İMAMOĞLU: DENETLENMEYE AÇIĞIZ
İBB Başkanı İmamoğlu da İstanbul'un çözüme muhtaç birçok sorunu olduğunu vurguladı ve denetlenebilir olmanın kendileri için önemine dikkat çekti. İBB Meclisi'nin son toplantısında ele alınan faaliyet raporu sürecinin önemine değinen İmamoğlu, “Son faaliyet raporunda da gördük ki, başta Millet İttifakı'nın her iki grubu, grup başkan vekillerinden meclis üyelerine varıncaya kadar, son derece konsantre, işleri tetkik eden, bir nevi denetleyen, gerekirse hatayı, kusuru bir şekilde bize ulaştıran, bu anlamda siyasi kurumların, aynen Genel Başkan'ımızın ifade ettiği gibi, yerel yönetimlerin kendi işine baktığı, siyasetin de yerel yönetimlerin işlerini denetleyen ve sorgulayan anlayışıyla kurumsal bütünlük içerisinde muhteşem bir ahengi gözümüzün önüne sermiştir” dedi.
“16 MİLYONUN HAYATINI KOLAYLAŞTIRMAK AMACINDAYIZ”
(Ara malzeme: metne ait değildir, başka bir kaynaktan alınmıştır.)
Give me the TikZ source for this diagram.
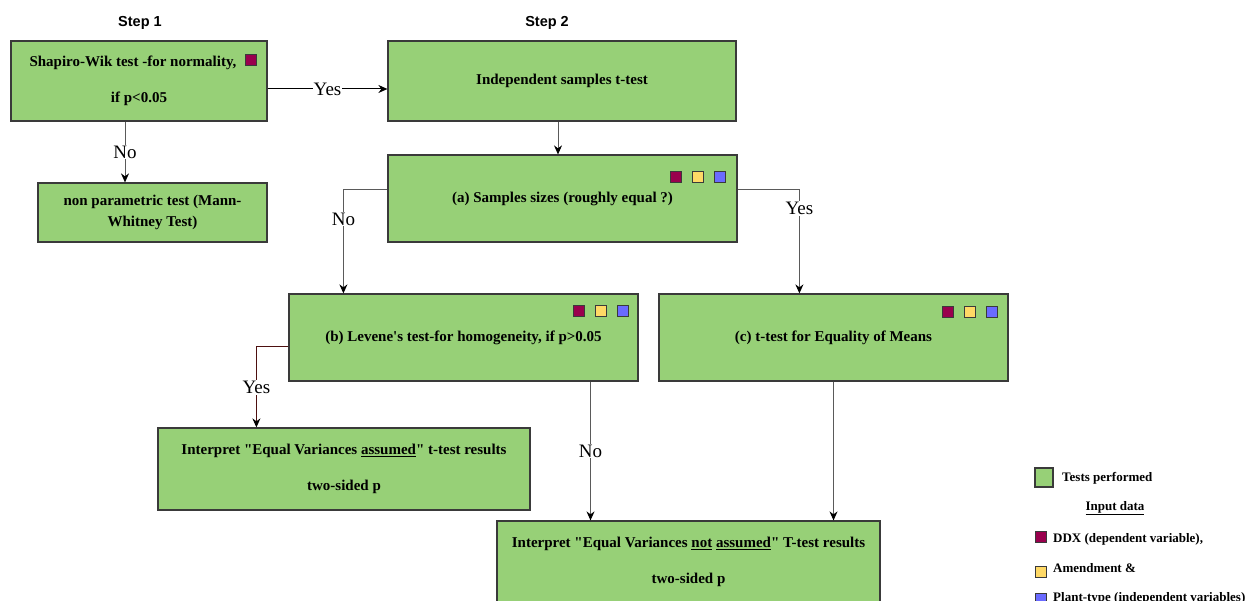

İBB olarak, 16 milyonun hayatını kolaylaştırmak, yaşam kalitesini yükseltmek amacında olduklarına vurgu yapan İmamoğlu, “Daha önce seçim döneminde, İstanbullara, aynen şunu söylemiştim: ‘İstanbul’a daha düşük maliyetle, daha kısa sürede, çok daha fazla metro kazandıracağız' demiştim. Böyle vaat etmiştik. Sadece iki yıl içerisinde işine odaklanan 4 yılda yapılanın 2,5 katına yakın bir performansı, sadece iki yılda ortaya koyarak işin bitirilmesine, işin yapılmasına odaklanan bir yönetim olmanın karşılığını yaşıyoruz bugün” diye konuştu.
METRO HATLARIYLA İLGİLİ BİLGİLER PAYLAŞTI
“Haziran 2019’da devraldığımızda toplam metro hattı, 233 kilometreydi. Şu an itibariyle 260 kilometre ulaştık.” diyen İmamoğlu, şu bilgileri paylaştı:
*2019-2024 arasında, 103 kilometre metro inşa edeceğiz. 25 yılda yapılan metronun neredeyse yarısını, biz, sadece 5 yılda, İstanbul’a hediye edeceğiz. 1994-2019 yılları arasında İstanbul Büyükşehir Belediyesi’nin performansı, yıllık 5 kilometreydi. Biz ise bunu, tam 4 katına, yani 20 kilometrenin üstüne çıkartacağız.
*2 yılda açılışını yaptığımız metrolarımız var. Daha da hızlanacağız. Bizden önce ihalesi yapılmış 12 raylı sistem vardı. Ne yazık ki, bu raylı sistemlerin tam 10 adedi durmuştu. 2 yıldır duruyordu. Öyle teslim aldık. Nasıl bitireceğini bilmeyen oradaki yüklenicilerin durumlarını, ilk geldiğimiz günlerde yaşadık.
*İhale şöyle yapıldı: Finansı yok, bazılarının projesi yok. Projesi olmayan ihale olur mu? Oldu. Tabiri caizse; ne devlet ciddiyeti, ne ihale şeffaflığı ne de vatandaşın bütçesini önceliğine alan bir süreçti bu.
*Akılcı bir projecilik yoktu. İş başına geldikten sonra 6 aydan daha uzun bir süreyi bu projeleri, İstanbul halkının haklarını, hukuksal durumunu, finansal imkânlarını araştırdık. 6 ay bununla uğraştık. Ardından öz kaynaklarımızı, temin ettiğimiz kredileri, tahvil ihracımızdan elde ettiğimiz fonları kullanarak hızla inşaatlarımıza başladık.